I have spent this lovely Sunday morning reading this AskMe thread about female experiences while drinking tea. Some of the highlights for me have been:

  • Role models in media: The Bechdel Test illuminates this better than I can.
  • Invisibility: "Bring a male friend with you when you go car shopping." I do not need to elaborate on this.
  • Pockets: I love pockets and if I could stand shopping I would go out of my way to only purchase clothing with pockets. Pockets in women's clothing tend to be either tiny or nonexistent. I am forced, instead, to buy purses with lots of pockets which then fill up with crap I really don't need to carry around all the time.
  • Clothing in general: Heels are part of a "professional woman" look. When I worked in a corporate office, I felt an enormous amount of pressure to wear heels most days. I even bought a pair I could stand (figuratively, and literally stand in). Nowadays I have heels for interviews and for formal occasions and I do not enjoy wearing them, regardless of how they are supposed to make my legs look so much longer and therefore nicer.

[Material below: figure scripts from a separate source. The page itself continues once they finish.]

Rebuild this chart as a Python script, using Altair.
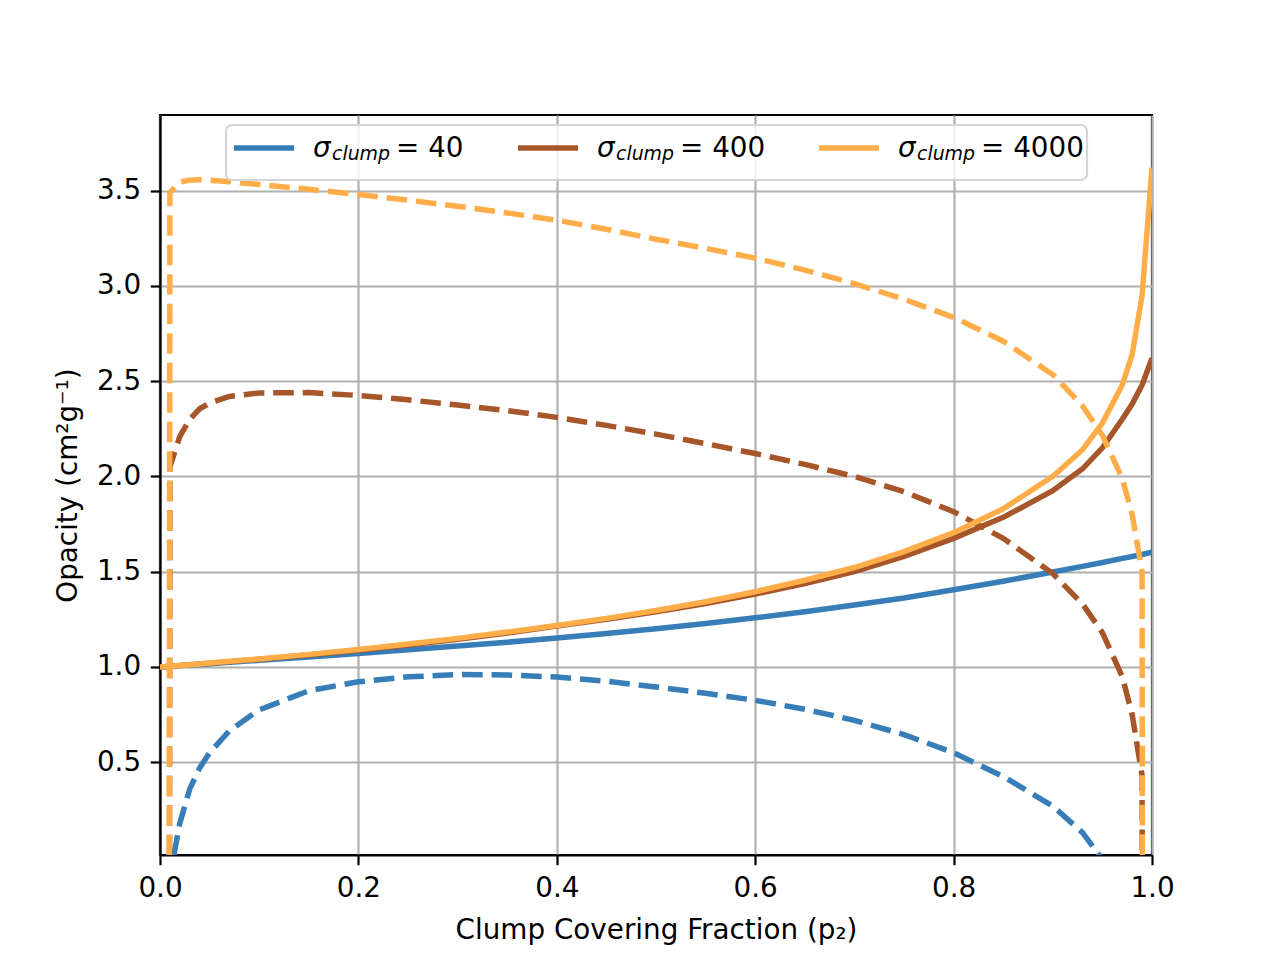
import altair as alt
import pandas as pd

# ---- data ----
p2 = [0, 0.01, 0.02, 0.03, 0.04, 0.05, 0.07, 0.1, 0.15, 0.2, 0.25, 0.3, 0.35, 0.4,
      0.45, 0.5, 0.55, 0.6, 0.65, 0.7, 0.75, 0.8, 0.85, 0.9, 0.93, 0.95, 0.97, 0.98,
      0.99, 1.0]

total_40 = [1.0, 1.003, 1.007, 1.01, 1.013, 1.017, 1.024, 1.035, 1.052, 1.07, 1.09, 1.11,
            1.13, 1.152, 1.175, 1.2, 1.228, 1.258, 1.29, 1.325, 1.362, 1.405, 1.45, 1.498,
            1.528, 1.548, 1.57, 1.58, 1.59, 1.603]
total_400 = [1.0, 1.004, 1.008, 1.012, 1.016, 1.02, 1.028, 1.04, 1.063, 1.088, 1.115, 1.145,
             1.178, 1.215, 1.25, 1.29, 1.333, 1.382, 1.437, 1.5, 1.58, 1.675, 1.785, 1.925,
             2.04, 2.15, 2.3, 2.38, 2.48, 2.62]
total_4000 = [1.0, 1.004, 1.008, 1.012, 1.016, 1.021, 1.03, 1.042, 1.066, 1.092, 1.12, 1.15,
              1.183, 1.218, 1.255, 1.296, 1.342, 1.395, 1.455, 1.522, 1.605, 1.705, 1.83, 2.0,
              2.14, 2.28, 2.48, 2.64, 2.95, 3.62]

dash_40 = [-50, -0.1, 0.18, 0.36, 0.47, 0.55, 0.665, 0.775, 0.875, 0.922, 0.948, 0.96,
           0.958, 0.947, 0.925, 0.895, 0.862, 0.825, 0.778, 0.72, 0.645, 0.55, 0.425, 0.27,
           0.13, -0.01, -0.3, -0.65, -1.5, -50]
dash_400 = [-50, 2.05, 2.21, 2.3, 2.355, 2.385, 2.42, 2.438, 2.44, 2.425, 2.402, 2.375,
            2.345, 2.31, 2.268, 2.222, 2.172, 2.12, 2.063, 2.0, 1.92, 1.815, 1.675, 1.49,
            1.33, 1.18, 0.95, 0.75, 0.43, -50]
dash_4000 = [-50, 3.49, 3.545, 3.555, 3.557, 3.555, 3.547, 3.532, 3.507, 3.48, 3.45, 3.418,
             3.383, 3.345, 3.297, 3.245, 3.197, 3.146, 3.083, 3.012, 2.93, 2.835, 2.71, 2.535,
             2.37, 2.215, 1.99, 1.8, 1.5, -50]

sigmas = ["40", "400", "4000"]
x_ticks = [0.0, 0.2, 0.4, 0.6, 0.8, 1.0]
y_ticks = [0.5, 1.0, 1.5, 2.0, 2.5, 3.0, 3.5]

series = {
    ("40", "solid"): total_40, ("40", "dashed"): dash_40,
    ("400", "solid"): total_400, ("400", "dashed"): dash_400,
    ("4000", "solid"): total_4000, ("4000", "dashed"): dash_4000,
}
rows = []
for (sig, kind), vals in series.items():
    for pv, v in zip(p2, vals):
        rows.append({"p": pv, "value": v, "series": f"{sig}_{kind}"})
df = pd.DataFrame(rows)

# ---- styles ----
colors = {"40": "#377eb8", "400": "#a65628", "4000": "#ffad49"}
FONT = "DejaVu Sans"
FS = 27.8
LW = 5.5
DASH = [20.6, 8.9]
W, H = 992, 740

x_enc = alt.X(
    "p:Q",
    scale=alt.Scale(domain=[0, 1], nice=False, zero=False),
    axis=alt.Axis(values=x_ticks, format=".1f", title="Clump Covering Fraction (p₂)",
                  titleX=W / 2, titleY=83, titleBaseline="alphabetic", titleAlign="center",
                  labelFlush=False, labelPadding=9.3),
)
y_enc = alt.Y(
    "value:Q",
    scale=alt.Scale(domain=[0.013, 3.897], nice=False, zero=False),
    axis=alt.Axis(values=y_ticks, format=".1f", title="Opacity (cm²g⁻¹)",
                  titleX=-84, titleY=H / 2, titleBaseline="alphabetic", titleAlign="center",
                  titleAngle=270, labelPadding=9.7),
)

base = alt.Chart(df)
layers = []
for sig in sigmas:
    for kind in ["solid", "dashed"]:
        mk = dict(color=colors[sig], strokeWidth=LW, clip=True)
        if kind == "dashed":
            mk["strokeDash"] = DASH
            mk["strokeCap"] = "butt"
        layers.append(
            base.transform_filter(alt.datum.series == f"{sig}_{kind}")
            .mark_line(**mk)
            .encode(x=x_enc, y=y_enc)
        )

# ---- custom legend (box, handles, mixed-style labels) ----
one = alt.Chart(pd.DataFrame({"k": [0]}))
layers.append(
    one.mark_rect(fill="white", fillOpacity=0.8, stroke="#d5d5d5", strokeWidth=2.2,
                  cornerRadius=6)
    .encode(x=alt.value(66), x2=alt.value(927), y=alt.value(10), y2=alt.value(65))
)
offsets = [0, 284, 585]
for sig, off in zip(sigmas, offsets):
    layers.append(
        one.mark_rule(color=colors[sig], strokeWidth=LW)
        .encode(x=alt.value(74 + off), x2=alt.value(134 + off), y=alt.value(33))
    )
    layers.append(
        one.mark_text(text="σ", font=FONT, fontSize=FS, fontStyle="italic",
                      align="left", baseline="alphabetic", color="black")
        .encode(x=alt.value(153 + off), y=alt.value(42))
    )
    layers.append(
        one.mark_text(text="clump", font=FONT, fontSize=FS * 0.68, fontStyle="italic",
                      align="left", baseline="alphabetic", color="black")
        .encode(x=alt.value(172 + off), y=alt.value(45))
    )
    layers.append(
        one.mark_text(text=f"= {sig}", font=FONT, fontSize=FS,
                      align="left", baseline="alphabetic", color="black")
        .encode(x=alt.value(236 + off), y=alt.value(42))
    )

chart = (
    alt.layer(*layers)
    .properties(width=W, height=H, background="white",
                autosize=alt.AutoSizeParams(type="none"),
                padding={"left": 152, "top": 107, "right": 120, "bottom": 97})
    .configure_view(stroke="black", strokeWidth=2.2)
    .configure_axis(
        labelFont=FONT, labelFontSize=FS, labelColor="black",
        titleFont=FONT, titleFontSize=FS, titleColor="black", titleFontWeight="normal",
        tickColor="black", tickWidth=2.2, tickSize=9.7,
        domainColor="black", domainWidth=2.2,
        gridColor="#b0b0b0", gridWidth=2.2, gridOpacity=1,
    )
)

chart.save("out.html", embed_options={"renderer": "svg", "actions": False})
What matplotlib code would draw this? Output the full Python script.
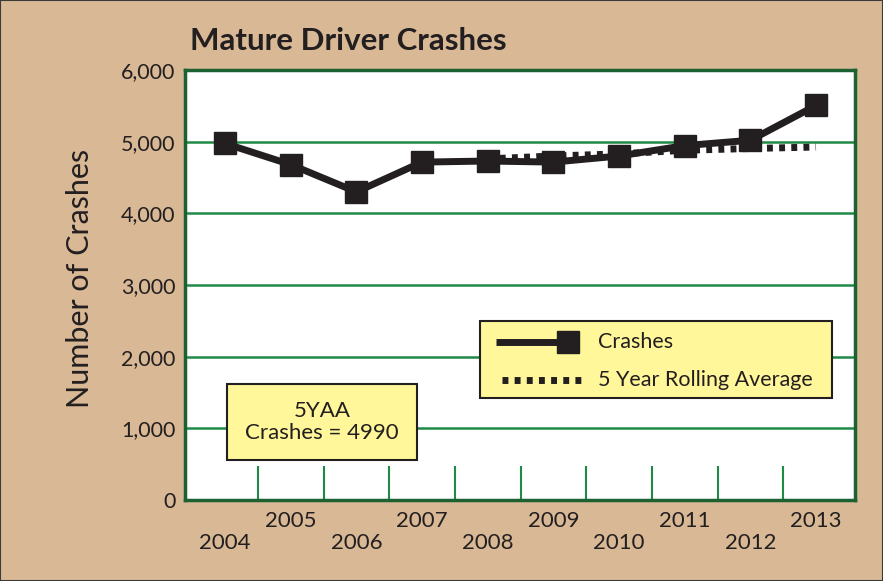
import matplotlib.pyplot as plt
from matplotlib.lines import Line2D
from matplotlib.patches import Rectangle

# Data
years = ['2004', '2005', '2006', '2007', '2008', '2009', '2010', '2011', '2012', '2013']
crashes = [4975, 4680, 4300, 4715, 4730, 4715, 4800, 4945, 5020, 5505]
rolling_avg = [None, None, None, None, 4760, 4800, 4830, 4880, 4905, 4925]
yticks = [0, 1000, 2000, 3000, 4000, 5000, 6000]

tan = '#D8B895'
green = '#1E8A45'
dark_green = '#1B6132'
ink = '#231F20'
yellow = '#FFF799'
dots = (0, (0.85, 0.9))

plt.rcParams['font.family'] = ['Lato', 'DejaVu Sans']

fig = plt.figure(figsize=(8.83, 5.81), dpi=100, facecolor=tan)
fig.patches.append(Rectangle((0, 0), 1, 1, transform=fig.transFigure, fill=False,
                             edgecolor='#3a3a3a', linewidth=1.5))
ax = fig.add_axes([0.2095, 0.1394, 0.7585, 0.7401])
ax.set_facecolor('white')

x = list(range(len(years)))

# Grid lines
for v in yticks[1:-1]:
    ax.axhline(v, color=green, linewidth=1.8, zorder=1)

# Separator ticks between years
for i in range(len(years) - 1):
    ax.plot([i + 0.5, i + 0.5], [0, 460], color=green, linewidth=1.5, zorder=1)

ra_x = [i for i, v in zip(x, rolling_avg) if v is not None]
ra_y = [v for v in rolling_avg if v is not None]
ax.plot(ra_x, ra_y, color=ink, linewidth=5, linestyle=dots, zorder=2)
ax.plot(x, crashes, color=ink, linewidth=5, marker='s', markersize=16, zorder=3)

ax.set_xlim(-0.61, 9.59)
ax.set_ylim(0, 6000)
ax.set_yticks(yticks)
ax.set_yticklabels(['{:,}'.format(v) for v in yticks], fontsize=15.5, color=ink)
ax.set_xticks(x)
ax.set_xticklabels(years, fontsize=16, color=ink)
ax.tick_params(length=0)
for i, tick in enumerate(ax.xaxis.get_major_ticks()):
    tick.set_pad(8 if i % 2 else 24)
ax.tick_params(axis='y', pad=7)

for s in ax.spines.values():
    s.set_color(dark_green)
    s.set_linewidth(2.5)

fig.text(0.0906, 0.5215, 'Number of Crashes', fontsize=22, rotation=90,
         ha='center', va='center', color=ink)
fig.text(0.215, 0.914, 'Mature Driver Crashes', fontsize=22.5, fontweight='bold',
         color=ink, va='baseline')

# 5YAA box
ax.add_patch(Rectangle((0.0627, 0.093), 0.2836, 0.177, transform=ax.transAxes,
                       facecolor=yellow, edgecolor=ink, linewidth=1.5, zorder=4))
ax.text(0.2045, 0.1815, '5YAA\nCrashes = 4990', transform=ax.transAxes, ha='center',
        va='center', fontsize=16, color=ink, linespacing=1.15, zorder=5)

# Legend
ax.add_patch(Rectangle((0.44, 0.237), 0.526, 0.179, transform=ax.transAxes,
                       facecolor=yellow, edgecolor=ink, linewidth=1.5, zorder=4))
ax.add_line(Line2D([0.464, 0.565], [0.367, 0.367], transform=ax.transAxes,
                   color=ink, linewidth=5, solid_capstyle='butt', zorder=5))
ax.add_line(Line2D([0.572], [0.367], transform=ax.transAxes, color=ink,
                   marker='s', markersize=16, linestyle='none', zorder=5))
ax.add_line(Line2D([0.473, 0.6], [0.279, 0.279], transform=ax.transAxes,
                   color=ink, linewidth=5, linestyle=dots, zorder=5))
ax.text(0.616, 0.367, 'Crashes', transform=ax.transAxes, fontsize=15.5,
        color=ink, va='center', zorder=5)
ax.text(0.616, 0.279, '5 Year Rolling Average', transform=ax.transAxes, fontsize=15.5,
        color=ink, va='center', zorder=5)

fig.savefig('out.png', dpi=100, facecolor=tan)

  • Male gaze: I could say so much about this, but in short, it is very weird to be checked out. I don't think of it as flattering, regardless of the overwhelming societal programming that I should. "See, you are attractive enough to be looked at that way!" Uh, so?
  • Personal safety: I am lucky to be with someone who knows and respects that my fear of being assaulted is not without precedent. I have not always been so lucky. In the past, my concern about being in certain neighborhoods or being out alone after dark has been met with incredulity and outright scorn. Yet I have been harassed while alone more times than I can count. During a few of these times, it was luck alone that stopped something much worse from happening. And I have to change the way I conduct my life -- where I will go alone after dark -- because of this. (Before you say it, I know men are harassed, too, but I also know that some men have no idea how frequently or how badly women are harassed.)
  • Assumptions about interests: I am lucky to live in a somewhat forward-thinking city, so my geekiness -- whatever that means -- does not stand out as much here, but in other places it was just unfathomable that I would like computers or gaming. The flip side to this is that in my current location I am not hardcore enough about any of these things to be "the hardcore girl gamer" or any of the other tropes. So I am in this weird in-between place with my less feminine yet less hardcore interests. But hey, I've always got knitting and cooking, right?
  • Food and dieting: As someone on a restricted diet for health reasons, I have grown to resent the dieting topic, whereas before I just ignored it. I like hearing about alternative ways to being healthy, but the whole idea that I should care about dieting to lose weight cosmetically is very frustrating to me. I always want to eat healthier and exercise more; that is a current focus of my life, and one I put a lot of energy and thought behind. But I cannot abide the whole cutesy "I can't eat that; it'll go straight to my hips" cliché, or worse, the expectation that I should buy into that cliché.

I should probably talk about the things I find awesome about being female, but they are the same things I find awesome about being human so you likely know about them already. Also: boobs.